-- BEGIN Supplied entries --

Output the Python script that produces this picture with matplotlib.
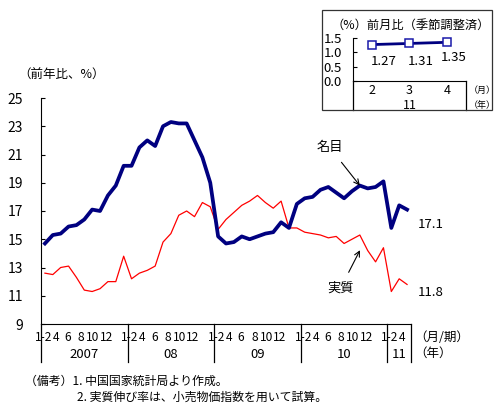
import matplotlib
matplotlib.use('Agg')
import matplotlib.pyplot as plt
from matplotlib.patches import Rectangle
import matplotlib.transforms as mtransforms
import numpy as np

plt.rcParams['font.family'] = ['Noto Sans CJK JP', 'DejaVu Sans']

# --- data ---------------------------------------------------------------
years = ['2007', '08', '09', '10', '11']
slots_per_year = [11, 11, 11, 11, 3]          # 1-2 combined, then 3..12
month_labels = ['1-2', '4', '6', '8', '10', '12']

# nominal retail sales growth (y/y, %)
nominal = [14.7, 15.3, 15.4, 15.9, 16.0, 16.4, 17.1, 17.0, 18.1, 18.8, 20.2,
           20.2, 21.5, 22.0, 21.6, 23.0, 23.3, 23.2, 23.2, 22.0, 20.8, 19.0,
           15.2, 14.7, 14.8, 15.2, 15.0, 15.2, 15.4, 15.5, 16.2, 15.8, 17.5,
           17.9, 18.0, 18.5, 18.7, 18.3, 17.9, 18.4, 18.8, 18.6, 18.7, 19.1,
           15.8, 17.4, 17.1]

# real growth (deflated by retail price index)
real = [12.6, 12.5, 13.0, 13.1, 12.3, 11.4, 11.3, 11.5, 12.0, 12.0, 13.8,
        12.2, 12.6, 12.8, 13.1, 14.8, 15.4, 16.7, 17.0, 16.6, 17.6, 17.3,
        15.7, 16.4, 16.9, 17.4, 17.7, 18.1, 17.6, 17.2, 17.7, 15.8, 15.8,
        15.5, 15.4, 15.3, 15.1, 15.2, 14.7, 15.0, 15.3, 14.2, 13.4, 14.4,
        11.3, 12.2, 11.8]

# inset: month-on-month, seasonally adjusted
mom_months = ['2', '3', '4']
mom_year = '11'
mom_values = [1.27, 1.31, 1.35]

# --- layout -------------------------------------------------------------
W, H = 502, 416
NAVY = '#000080'
RED = '#ff0000'

fig = plt.figure(figsize=(W / 100, H / 100), dpi=100)

ax = fig.add_axes([41 / W, (H - 324) / H, 370 / W, 226 / H])
x = np.arange(len(nominal))
ax.plot(x, real, color=RED, lw=0.9, zorder=2)
ax.plot(x, nominal, color=NAVY, lw=2.7, solid_joinstyle='round', zorder=3)

ax.set_xlim(-0.5, len(x) - 0.5)
ax.set_ylim(9, 25)
ax.set_yticks(range(9, 26, 2))
ax.tick_params(axis='y', direction='in', length=3, labelsize=10, pad=13)
ax.set_xticks([])
for s in ['top', 'right']:
    ax.spines[s].set_visible(False)

# month / year labels and year dividers below the axis
trans = mtransforms.blended_transform_factory(ax.transData, ax.transAxes)
label_off = [0.3, 1.9, 3.4, 5.1, 6.6, 8.3]   # position inside a year, in slots
edge = -0.5
ax.plot([edge, edge], [0, -0.17], color='black', lw=0.9, transform=trans, clip_on=False)
for yr, n in zip(years, slots_per_year):
    labs = month_labels if n == 11 else month_labels[:2]
    for lab, off in zip(labs, label_off):
        ax.text(edge + off, -0.058, lab, transform=trans, ha='center', va='center', fontsize=8.6)
    ax.text(edge + n / 2, -0.135, yr, transform=trans, ha='center', va='center', fontsize=9.5)
    edge += n
    ax.plot([edge, edge], [0, -0.17], color='black', lw=0.9, transform=trans, clip_on=False)

ax.text(len(x) - 0.1, -0.058, '（月/期）', transform=trans, ha='left', va='center', fontsize=9)
ax.text(len(x) - 0.1, -0.13, '（年）', transform=trans, ha='left', va='center', fontsize=9)

fig.text(62 / W, 1 - 75 / H, '（前年比、%）', ha='center', va='center', fontsize=9)

# series annotations
i_nom = 40
ax.annotate('名目', xy=(i_nom, nominal[i_nom]), xytext=(-30, 38), textcoords='offset pixels',
            ha='center', va='center', fontsize=9.5,
            arrowprops=dict(arrowstyle='->', lw=0.8, color='black', shrinkA=5, shrinkB=0))
ax.annotate('実質', xy=(40.5, (real[40] + real[41]) / 2), xytext=(-23, -45), textcoords='offset pixels',
            ha='center', va='center', fontsize=9.5,
            arrowprops=dict(arrowstyle='->', lw=0.8, color='black', shrinkA=5, shrinkB=6))

ax.annotate(f'{nominal[-1]:.1f}', xy=(x[-1], nominal[-1]), xytext=(11, -15),
            textcoords='offset pixels', ha='left', va='center', fontsize=9.5)
ax.annotate(f'{real[-1]:.1f}', xy=(x[-1], real[-1]), xytext=(11, -8),
            textcoords='offset pixels', ha='left', va='center', fontsize=9.5)

# --- inset ---------------------------------------------------------------
fig.patches.append(Rectangle((322 / W, 1 - 110 / H), 170 / W, 100 / H, transform=fig.transFigure,
                             fill=False, lw=0.9, ec='#333333'))
fig.text(332 / W, 1 - 25 / H, '（%）前月比（季節調整済）', ha='left', va='center', fontsize=8.8)

axin = fig.add_axes([352.8 / W, (H - 81) / H, 113.4 / W, 43 / H])
xi = np.arange(len(mom_values))
axin.plot(xi, mom_values, color=NAVY, lw=2.0, marker='s', ms=5.5,
          mfc='white', mec='#1a1aaa', mew=1.1, clip_on=False)
axin.set_xlim(-0.5, len(xi) - 0.5)
axin.set_ylim(0, 1.5)
axin.set_yticks([0, 0.5, 1.0, 1.5])
axin.set_yticklabels(['0.0', '0.5', '1.0', '1.5'])
axin.tick_params(axis='y', direction='in', length=3, labelsize=9.5, pad=21)
for lab in axin.get_yticklabels():
    lab.set_horizontalalignment('left')
axin.set_xticks([])
for s in ['top', 'right']:
    axin.spines[s].set_visible(False)

tin = mtransforms.blended_transform_factory(axin.transData, axin.transAxes)
for xe in [-0.5, len(xi) - 0.5]:
    axin.plot([xe, xe], [0, -0.67], color='black', lw=0.9, transform=tin, clip_on=False)
for xv, m in zip(xi, mom_months):
    axin.text(xv, -0.21, m, transform=tin, ha='center', va='center', fontsize=9)
axin.text(xi.mean(), -0.58, mom_year, transform=tin, ha='center', va='center', fontsize=9)
axin.text(1.02, -0.21, '（月）', transform=axin.transAxes, ha='left', va='center', fontsize=6.5)
axin.text(1.02, -0.56, '（年）', transform=axin.transAxes, ha='left', va='center', fontsize=6.5)

lab_dx = [12, 11, 6]
lab_dy = [-17, -18, -15]
for xv, v, dx, dy in zip(xi, mom_values, lab_dx, lab_dy):
    axin.annotate(f'{v:.2f}', xy=(xv, v), xytext=(dx, dy), textcoords='offset pixels',
                  ha='center', va='center', fontsize=9.5)

# --- notes ----------------------------------------------------------------
fig.text(25 / W, 1 - 381 / H, '（備考）1. 中国国家統計局より作成。', ha='left', va='center', fontsize=8.6)
fig.text(77 / W, 1 - 397 / H, '2. 実質伸び率は、小売物価指数を用いて試算。', ha='left', va='center', fontsize=8.6)

fig.savefig('out.png', dpi=100)
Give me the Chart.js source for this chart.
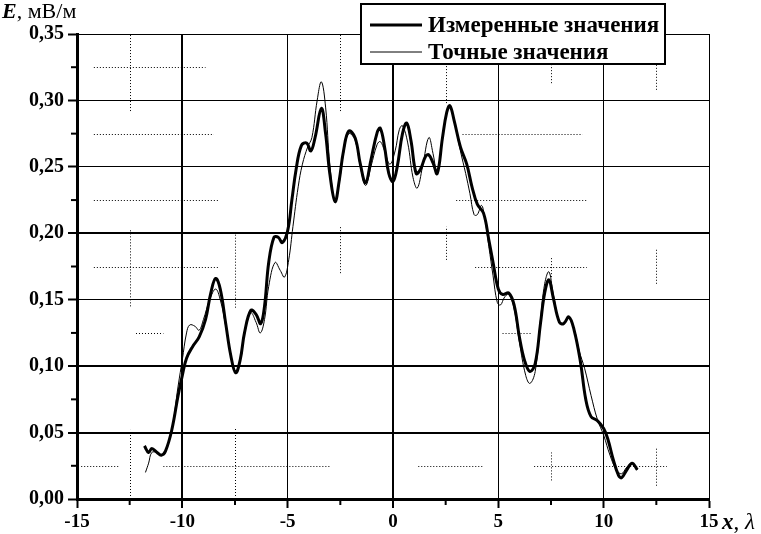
<!DOCTYPE html>
<html>
<head>
<meta charset="utf-8">
<script src="https://cdn.jsdelivr.net/npm/chart.js@4/dist/chart.umd.min.js"></script>
<style>
  body { margin: 0; background: #fff; }
</style>
</head>
<body>
<canvas id="graph" width="761" height="534"></canvas>
<script>
// 凡例ラベル
const SERIES_LABELS = ['Измеренные значения', 'Точные значения'];

// измеренные значения (x, λ / E, мВ/м)
const measuredX = [-11.8, -11.6, -11.45, -11.2, -11.0, -10.8, -10.5, -10.2, -10.0, -9.8, -9.5, -9.2, -8.9, -8.65, -8.42, -8.2, -7.94, -7.7, -7.47, -7.25, -7.05, -6.75, -6.5, -6.28, -6.1, -5.9, -5.65, -5.45, -5.25, -5.0, -4.8, -4.6, -4.35, -4.1, -3.9, -3.7, -3.4, -3.2, -3.0, -2.75, -2.55, -2.35, -2.1, -1.8, -1.55, -1.3, -1.05, -0.75, -0.6, -0.4, -0.2, 0.0, 0.2, 0.45, 0.65, 0.85, 1.1, 1.3, 1.55, 1.7, 1.9, 2.1, 2.35, 2.55, 2.7, 2.9, 3.2, 3.5, 3.75, 4.0, 4.3, 4.55, 4.75, 5.0, 5.2, 5.5, 5.75, 6.0, 6.25, 6.5, 6.75, 7.0, 7.2, 7.4, 7.6, 7.9, 8.1, 8.35, 8.6, 8.9, 9.15, 9.4, 9.7, 10.0, 10.2, 10.45, 10.7, 10.85, 11.1, 11.35, 11.6];
const measuredY = [0.040, 0.035, 0.038, 0.035, 0.033, 0.036, 0.052, 0.078, 0.093, 0.106, 0.115, 0.122, 0.135, 0.155, 0.166, 0.158, 0.132, 0.108, 0.095, 0.105, 0.125, 0.142, 0.139, 0.132, 0.145, 0.178, 0.197, 0.197, 0.193, 0.202, 0.225, 0.248, 0.266, 0.268, 0.262, 0.272, 0.294, 0.275, 0.245, 0.224, 0.240, 0.262, 0.277, 0.272, 0.252, 0.238, 0.255, 0.276, 0.279, 0.265, 0.245, 0.239, 0.250, 0.275, 0.283, 0.270, 0.245, 0.248, 0.258, 0.259, 0.253, 0.245, 0.272, 0.291, 0.296, 0.285, 0.265, 0.252, 0.235, 0.222, 0.215, 0.195, 0.178, 0.158, 0.154, 0.155, 0.146, 0.122, 0.104, 0.096, 0.102, 0.132, 0.155, 0.165, 0.152, 0.133, 0.132, 0.137, 0.127, 0.103, 0.075, 0.062, 0.059, 0.053, 0.045, 0.030, 0.018, 0.016, 0.022, 0.027, 0.022];

// точные значения
const exactX = [-11.75, -11.6, -11.45, -11.2, -11.0, -10.8, -10.5, -10.2, -10.0, -9.8, -9.65, -9.4, -9.2, -9.0, -8.7, -8.42, -8.2, -7.94, -7.7, -7.47, -7.25, -7.05, -6.75, -6.5, -6.3, -6.1, -5.9, -5.6, -5.35, -5.15, -4.95, -4.75, -4.5, -4.3, -4.05, -3.85, -3.6, -3.4, -3.2, -3.0, -2.75, -2.55, -2.35, -2.1, -1.8, -1.55, -1.3, -1.05, -0.75, -0.6, -0.4, -0.15, 0.1, 0.3, 0.45, 0.7, 0.95, 1.15, 1.4, 1.7, 1.9, 2.1, 2.35, 2.55, 2.7, 2.9, 3.2, 3.45, 3.65, 3.85, 4.0, 4.2, 4.35, 4.55, 4.75, 4.95, 5.1, 5.3, 5.5, 5.75, 6.0, 6.3, 6.5, 6.75, 7.0, 7.2, 7.4, 7.6, 7.9, 8.1, 8.35, 8.6, 8.83, 9.1, 9.4, 9.7, 10.0, 10.3, 10.6, 10.85, 11.1, 11.35, 11.6];
const exactY = [0.020, 0.027, 0.035, 0.035, 0.033, 0.036, 0.052, 0.085, 0.105, 0.125, 0.131, 0.130, 0.127, 0.135, 0.150, 0.158, 0.150, 0.130, 0.108, 0.096, 0.104, 0.124, 0.140, 0.133, 0.125, 0.135, 0.160, 0.178, 0.172, 0.167, 0.180, 0.205, 0.235, 0.252, 0.265, 0.272, 0.300, 0.314, 0.295, 0.252, 0.223, 0.238, 0.260, 0.275, 0.270, 0.250, 0.236, 0.250, 0.267, 0.269, 0.262, 0.252, 0.262, 0.278, 0.281, 0.268, 0.242, 0.234, 0.250, 0.272, 0.260, 0.245, 0.272, 0.291, 0.296, 0.285, 0.262, 0.245, 0.230, 0.214, 0.214, 0.221, 0.212, 0.190, 0.168, 0.148, 0.146, 0.152, 0.154, 0.143, 0.118, 0.093, 0.087, 0.096, 0.135, 0.162, 0.171, 0.155, 0.133, 0.132, 0.136, 0.128, 0.112, 0.098, 0.078, 0.060, 0.048, 0.033, 0.022, 0.019, 0.024, 0.027, 0.022];

// 目盛り
const X_MIN = -15, X_MAX = 15, X_STEP = 5;
const Y_MIN = 0, Y_MAX = 0.35, Y_STEP = 0.05;

// 点線の補助線 (元図の断片) [y, x1, x2] / [x, y1, y2]
const dottedH = [
  [0.325, -14.2, -8.9],
  [0.275, -14.2, -8.5], [0.275, 3.3, 9.0],
  [0.225, -14.2, -8.3], [0.225, 3.0, 9.2],
  [0.175, -14.2, -8.3], [0.175, 3.9, 9.2],
  [0.125, -12.2, -10.9], [0.125, 5.2, 6.6],
  [0.025, -14.8, -13.0], [0.025, -10.9, -3.0], [0.025, 1.2, 4.3], [0.025, 6.7, 13.0]
];
const dottedV = [
  [-12.5, 0.292, 0.35], [-12.5, 0.145, 0.203], [-12.5, 0, 0.052],
  [-7.5, 0.144, 0.2], [-7.5, 0, 0.054],
  [-2.5, 0.292, 0.35], [-2.5, 0.17, 0.205],
  [2.5, 0.298, 0.345], [2.5, 0.18, 0.205],
  [7.5, 0.313, 0.345], [7.5, 0.167, 0.182], [7.5, 0.014, 0.035],
  [12.5, 0.308, 0.335], [12.5, 0.162, 0.188], [12.5, 0.01, 0.039]
];

const SERIF = '"Liberation Serif", "Times New Roman", serif';

function toPoints(xs, ys) {
  return xs.map(function(x, i) { return {x: x, y: ys[i]}; });
}

/*
  補助描画 (点線・副目盛り・軸タイトル・凡例)
*/
const extrasPlugin = {
  id: 'extras',
  beforeDatasetsDraw(chart) {
    const ctx = chart.ctx;
    const xs = chart.scales.x, ys = chart.scales.y;
    ctx.save();
    ctx.strokeStyle = '#000';
    ctx.lineWidth = 1;
    ctx.setLineDash([1, 2]);
    dottedH.forEach(function(s) {
      const py = Math.round(ys.getPixelForValue(s[0])) + 0.5;
      ctx.beginPath();
      ctx.moveTo(xs.getPixelForValue(s[1]), py);
      ctx.lineTo(xs.getPixelForValue(s[2]), py);
      ctx.stroke();
    });
    dottedV.forEach(function(s) {
      const px = Math.round(xs.getPixelForValue(s[0])) + 0.5;
      ctx.beginPath();
      ctx.moveTo(px, ys.getPixelForValue(s[1]));
      ctx.lineTo(px, ys.getPixelForValue(s[2]));
      ctx.stroke();
    });
    ctx.restore();
  },
  afterDraw(chart) {
    const ctx = chart.ctx;
    const xs = chart.scales.x, ys = chart.scales.y;
    const area = chart.chartArea;
    ctx.save();
    ctx.strokeStyle = '#000';
    ctx.fillStyle = '#000';
    ctx.lineWidth = 2;

    // 副目盛り
    for (let v = Y_MIN + Y_STEP / 2; v < Y_MAX; v += Y_STEP) {
      const py = ys.getPixelForValue(v);
      ctx.beginPath();
      ctx.moveTo(area.left - 6, py);
      ctx.lineTo(area.left, py);
      ctx.stroke();
    }
    for (let v = X_MIN + X_STEP / 2; v < X_MAX; v += X_STEP) {
      const px = xs.getPixelForValue(v);
      ctx.beginPath();
      ctx.moveTo(px, area.bottom);
      ctx.lineTo(px, area.bottom + 6);
      ctx.stroke();
    }

    // 軸タイトル
    ctx.textBaseline = 'alphabetic';
    ctx.textAlign = 'left';
    let tx = 2;
    ctx.font = 'italic bold 22px ' + SERIF;
    ctx.fillText('E', tx, 18);
    tx += ctx.measureText('E').width;
    ctx.font = '22px ' + SERIF;
    ctx.fillText(', мВ/м', tx, 18);

    tx = xs.getPixelForValue(X_MAX) + 13;
    ctx.font = 'italic bold 23px ' + SERIF;
    ctx.fillText('x', tx, 529);
    tx += ctx.measureText('x').width;
    ctx.font = '23px ' + SERIF;
    ctx.fillText(', ', tx, 529);
    tx += ctx.measureText(', ').width;
    ctx.font = 'italic 23px ' + SERIF;
    ctx.fillText('λ', tx, 529);

    // 凡例
    const box = {left: 361, top: 4, right: 665, bottom: 64};
    ctx.fillStyle = '#fff';
    ctx.fillRect(box.left, box.top, box.right - box.left, box.bottom - box.top);
    ctx.lineWidth = 2;
    ctx.strokeRect(box.left, box.top, box.right - box.left, box.bottom - box.top);
    ctx.fillStyle = '#000';
    ctx.font = 'bold 23px ' + SERIF;
    ctx.textBaseline = 'middle';
    const rows = [25, 52];
    chart.data.datasets.forEach(function(ds, i) {
      ctx.lineWidth = ds.borderWidth;
      ctx.beginPath();
      ctx.moveTo(370, rows[i]);
      ctx.lineTo(422, rows[i]);
      ctx.stroke();
      ctx.fillText(ds.label, 428, rows[i] + 1);
    });
    ctx.restore();
  }
};

new Chart(document.getElementById('graph'), {
  type: 'line',
  data: {
    datasets: [
      {
        label: SERIES_LABELS[0],
        data: toPoints(measuredX, measuredY),
        borderColor: '#000',
        borderWidth: 3,
        pointRadius: 0,
        tension: 0.4,
        fill: false
      },
      {
        label: SERIES_LABELS[1],
        data: toPoints(exactX, exactY),
        borderColor: '#000',
        borderWidth: 1,
        pointRadius: 0,
        tension: 0.4,
        fill: false
      }
    ]
  },
  options: {
    responsive: false,
    devicePixelRatio: 1,
    animation: false,
    layout: { padding: { top: 34, right: 52, left: 0, bottom: 0 } },
    plugins: {
      legend: { display: false },
      tooltip: { enabled: false }
    },
    scales: {
      x: {
        type: 'linear',
        min: X_MIN,
        max: X_MAX,
        afterFit: function(scale) { scale.height = 35; },
        ticks: {
          stepSize: X_STEP,
          maxRotation: 0,
          padding: 3,
          color: '#000',
          font: { family: SERIF, size: 19, weight: 'bold' },
          callback: function(v) { return String(v); }
        },
        grid: {
          color: '#000',
          lineWidth: function(c) { return (c.tick && (c.tick.value === -10 || c.tick.value === 0)) ? 2 : 1; },
          tickLength: 9,
          tickWidth: 2
        },
        border: { color: '#000', width: 3 }
      },
      y: {
        min: Y_MIN,
        max: Y_MAX,
        afterFit: function(scale) { scale.width = 77; },
        ticks: {
          stepSize: Y_STEP,
          padding: 4,
          color: '#000',
          font: { family: SERIF, size: 20, weight: 'bold' },
          callback: function(v) { return v.toFixed(2).replace('.', ','); }
        },
        grid: {
          color: '#000',
          lineWidth: function(c) {
            const v = c.tick ? Math.round(c.tick.value * 100) : -1;
            return (v === 5 || v === 10 || v === 20) ? 2 : 1;
          },
          tickLength: 9,
          tickWidth: 2
        },
        border: { color: '#000', width: 3 }
      }
    }
  },
  plugins: [extrasPlugin]
});
</script>
</body>
</html>
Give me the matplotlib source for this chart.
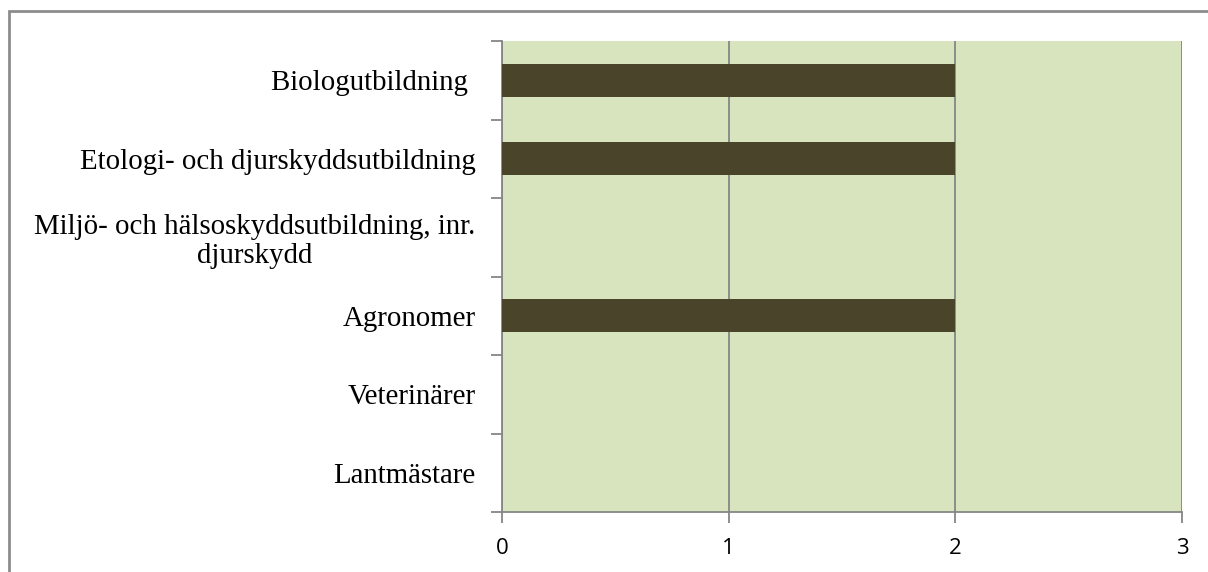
import matplotlib.pyplot as plt
from matplotlib.patches import Rectangle

# kategorier nerifrån och upp (som i Excel)
kategorier = ['Lantmästare', 'Veterinärer', 'Agronomer',
              'Miljö- och hälsoskyddsutbildning, inr.\ndjurskydd',
              'Etologi- och djurskyddsutbildning', 'Biologutbildning ']
antal = [0, 0, 2, 0, 2, 2]
xticks = [0, 1, 2, 3]

W, H = 1208, 572
fig = plt.figure(figsize=(W / 100, H / 100), dpi=100)
ax = fig.add_axes([502 / W, 1 - 512 / H, (1182 - 502) / W, (512 - 41) / H])

# ram runt diagrammet
fig.patches.append(Rectangle((9 / W, -0.1), 1.2, 1 - 11 / H + 0.1, transform=fig.transFigure,
                             fill=False, edgecolor='#8c8c8c', linewidth=2, zorder=0))

ax.set_facecolor('#d7e4bd')
ypos = range(len(kategorier))
ax.barh(ypos, antal, height=0.42, color='#4a452a', zorder=3)

ax.set_xlim(0, 3)
ax.set_ylim(-0.5, len(kategorier) - 0.5)
ax.set_xticks(xticks)
ax.set_xticklabels([str(t) for t in xticks], fontfamily='Open Sans', fontsize=16)
ax.grid(axis='x', color='#868686', linewidth=1.3, zorder=1)

ax.set_yticks([y + 0.5 for y in range(-1, len(kategorier))])
ax.set_yticklabels([])
ax.set_yticks(list(ypos), minor=True)
ax.set_yticklabels(kategorier, minor=True, fontfamily='Liberation Serif', fontsize=20.8,
                   multialignment='center', linespacing=1.12)
ax.tick_params(axis='y', which='minor', length=0, pad=19)
ax.tick_params(axis='y', which='major', length=8, color='#868686', width=1.3)
ax.tick_params(axis='x', length=8, color='#868686', width=1.3, pad=11)

for s in ['top', 'right']:
    ax.spines[s].set_visible(False)
for s in ['left', 'bottom']:
    ax.spines[s].set_color('#868686')
    ax.spines[s].set_linewidth(1.3)

plt.savefig('out.png', dpi=100)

-- END Supplied entries --

* [Objective] Only the lines from "Give me the Chart.js source for this chart." through "const SERIES_LABELS = ['Измеренные" should appear in your output, copied exactly with both end lines, and with no pictures.

* [Final result]
Give me the Chart.js source for this chart.
<!DOCTYPE html>
<html>
<head>
<meta charset="utf-8">
<script src="https://cdn.jsdelivr.net/npm/chart.js@4/dist/chart.umd.min.js"></script>
<style>
  body { margin: 0; background: #fff; }
</style>
</head>
<body>
<canvas id="graph" width="761" height="534"></canvas>
<script>
// 凡例ラベル
const SERIES_LABELS = ['Измеренные значения', 'Точные значения'];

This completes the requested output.